2021-11-05

Example Sentences:

  • Yong Zhuang: Multiple correlation analysis (MRC) is a highly general and therefore very flexible data-analytic system that may be used whenever a quantitative variable (the dependent variable) is to be studied as a function of, or in relation­ship to, any factors of interest (expressed as independent variables).source
  • Tianyu Kan: Furthermore, we demonstrate through a series of empirical results that our approach allows for a smooth tradeoff between memorization and generalization and exhibits some of the most salient characteristics of neural networks: depth improves performance; random data can be memorized and yet there is generalization on real data; and memorizing random data is harder in a certain sense than memorizing real data. source

Before & After:

  • Hefei Qiu
    • before: In the way of constructing positive pairs, different from previous methods of using data augmentation which are usually sophisticated or uninterpretable, we apply semantic similarity or entailment relation of two sentences which is easy to implement and easy to understand.

    • after: In the way of construct positive sentence pairs, we directly utilize the sentence similarity score or sentence entailment relation in the existing well-recognized public corpora. This approach is different from previous methods of augmenting data by translating a sentence in source language to a target language and then translate it back to the source language to generate a positive instance, or by generating a new sentence embedding which is close to the original one but without knowing what the sentence is in human language.

  • Tianyu Kang
    • before: There must be a distribution shift between training and testing sample sets, otherwise they should have the same performance.

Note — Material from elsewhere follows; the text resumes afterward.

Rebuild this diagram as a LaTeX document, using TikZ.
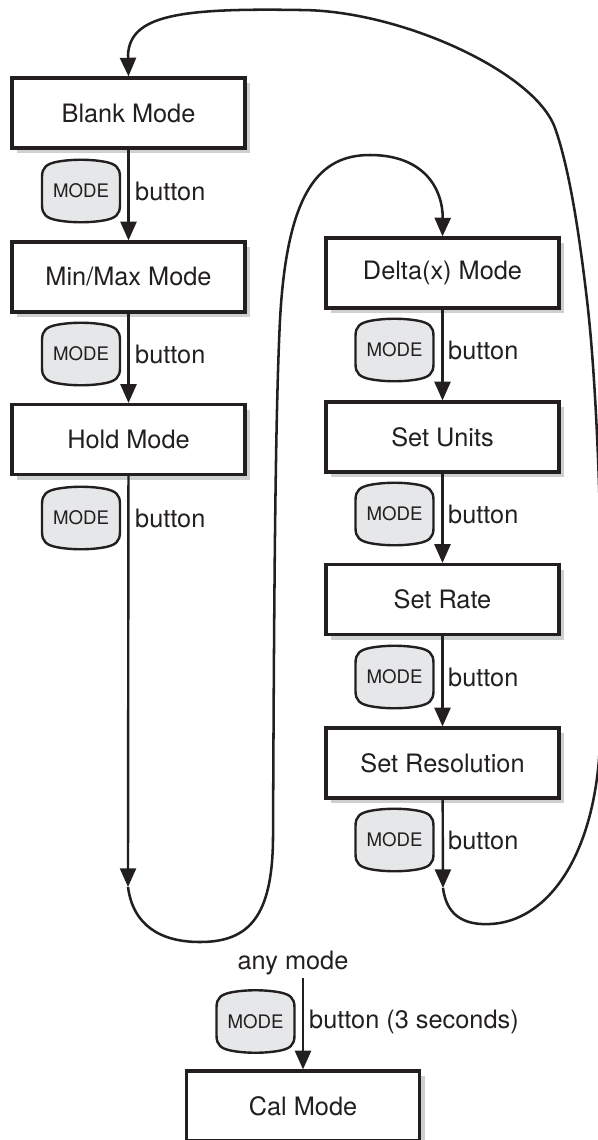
\documentclass[tikz,border=0pt]{standalone}
\usepackage{fontspec}
\setmainfont{TeX Gyre Heros}
\usetikzlibrary{arrows.meta,shadows}

\definecolor{inkblack}{RGB}{35,31,32}
\definecolor{btngray}{RGB}{230,231,232}
\definecolor{shadowgray}{RGB}{205,207,208}

\tikzset{every picture/.style={line width=1.8pt}}
\tikzset{
  modebox/.style={draw=inkblack, line width=2.4pt, fill=white, inner sep=0pt,
    minimum width=174.75pt, minimum height=52.5pt, text=inkblack,
    font=\fontsize{19}{22}\selectfont,
    general shadow={draw=none, fill=shadowgray, shadow xshift=4pt, shadow yshift=-4pt}},
  flow/.style={draw=inkblack, line width=1.8pt, -{Triangle[width=12pt,length=14pt]}},
  loopline/.style={draw=inkblack, line width=1.9pt},
  lbl/.style={font=\fontsize{19}{22}\selectfont, text=inkblack, inner sep=0pt},
  modebtn/.pic={
    %Shape: Button
    \draw[draw=inkblack, fill=btngray, line width=1.8pt] (-39,-14) .. controls (-39,-24) and (-34,-27) .. (-25,-29)
      .. controls (-10,-32) and (10,-32) .. (25,-29) .. controls (34,-27) and (39,-24) .. (39,-14)
      -- (39,14) .. controls (39,24) and (34,27) .. (25,29) .. controls (10,32) and (-10,32) .. (-25,29)
      .. controls (-34,27) and (-39,24) .. (-39,14) -- cycle ;
    % Text Node
    \node[font=\fontsize{14}{16}\selectfont, text=inkblack, inner sep=0pt] (-t) at (0,0) {MODE};
  }
}

\begin{document}
\begin{tikzpicture}[x=0.75pt,y=0.75pt,yscale=-1]
\useasboundingbox (0,0) rectangle (598,1140);

% left column
\node[modebox] (blank) at (128.5,113) {Blank Mode};
\node[modebox] (minmax) at (128.5,277) {Min/Max Mode};
\node[modebox] (hold) at (128.5,439.5) {Hold Mode};

% right column
\node[modebox] (delta) at (442.5,273) {Delta(x) Mode};
\node[modebox] (units) at (442.5,437) {Set Units};
\node[modebox] (rate) at (442.5,599.5) {Set Rate};
\node[modebox] (resol) at (442.5,763) {Set Resolution};

% bottom
\node[modebox] (cal) at (303,1106) {Cal Mode};
\node[lbl] (anymode) at (293,963) {any mode};

\coordinate (holdend) at (128,887);
\coordinate (resend) at (443,888);
\coordinate (calstart) at (303,978);

% arrows
\draw[flow] (blank) -- (minmax);
\draw[flow] (minmax) -- (hold);
\draw[flow] (hold) -- (holdend);
\draw[flow] (delta) -- (units);
\draw[flow] (units) -- (rate);
\draw[flow] (rate) -- (resol);
\draw[flow] (resol) -- (resend);
\draw[flow] (calstart) -- (cal);

% loop from Hold Mode to Delta(x) Mode
\draw[loopline, -{Triangle[width=12pt,length=14pt]}] (holdend)
  .. controls (133,925) and (160,942) .. (200,942)
  .. controls (250,942) and (272,915) .. (273,840)
  .. controls (274,620) and (275,420) .. (280,320)
  .. controls (287,190) and (320,155) .. (370,155)
  .. controls (425,155) and (443,190) .. (delta.north) ;

% loop from Set Resolution back to Blank Mode
\draw[loopline, -{Triangle[width=12pt,length=14pt]}] (resend)
  .. controls (447,920) and (470,925) .. (490,924)
  .. controls (545,922) and (595,860) .. (600,743)
  .. controls (604,640) and (601,420) .. (587,300)
  .. controls (580,240) and (570,170) .. (555,128)
  .. controls (535,72) and (400,10) .. (300,10)
  .. controls (180,8) and (130,15) .. (128,55)
  -- (blank.north) ;

% buttons
\pic (btn1) at (81,191) {modebtn};
\pic (btn2) at (81,354) {modebtn};
\pic (btn3) at (81,518) {modebtn};
\pic (btn4) at (394.5,350) {modebtn};
\pic (btn5) at (394.5,514) {modebtn};
\pic (btn6) at (394.5,677) {modebtn};
\pic (btn7) at (394.5,840) {modebtn};
\pic (btn8) at (255.5,1021.5) {modebtn};

% Text Node
\node[lbl, anchor=west] (lb1) at (134,191) {button};
\node[lbl, anchor=west] (lb2) at (134,354) {button};
\node[lbl, anchor=west] (lb3) at (134,518) {button};
\node[lbl, anchor=west] (lb4) at (447,350) {button};
\node[lbl, anchor=west] (lb5) at (447,514) {button};
\node[lbl, anchor=west] (lb6) at (447,677) {button};
\node[lbl, anchor=west] (lb7) at (447,840) {button};
\node[lbl, anchor=west] (lb8) at (308,1021.5) {button (3 seconds)};

\end{tikzpicture}
\end{document}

    • after: There is no panacea of generalization: the distribution shift between training and testing sample sets always exists, otherwise they should performed same.

  • Yong Zhuang
    • before: Streaming feature selection has always been considered a superior technique for selecting the relevant subset features from highly dimensional data and thus reducing learning complexity.

    • after: Streaming feature selection has always been a superior technique to interweave the feature generation process with the feature testing process to avoid generating features that are unlikely to be helpful.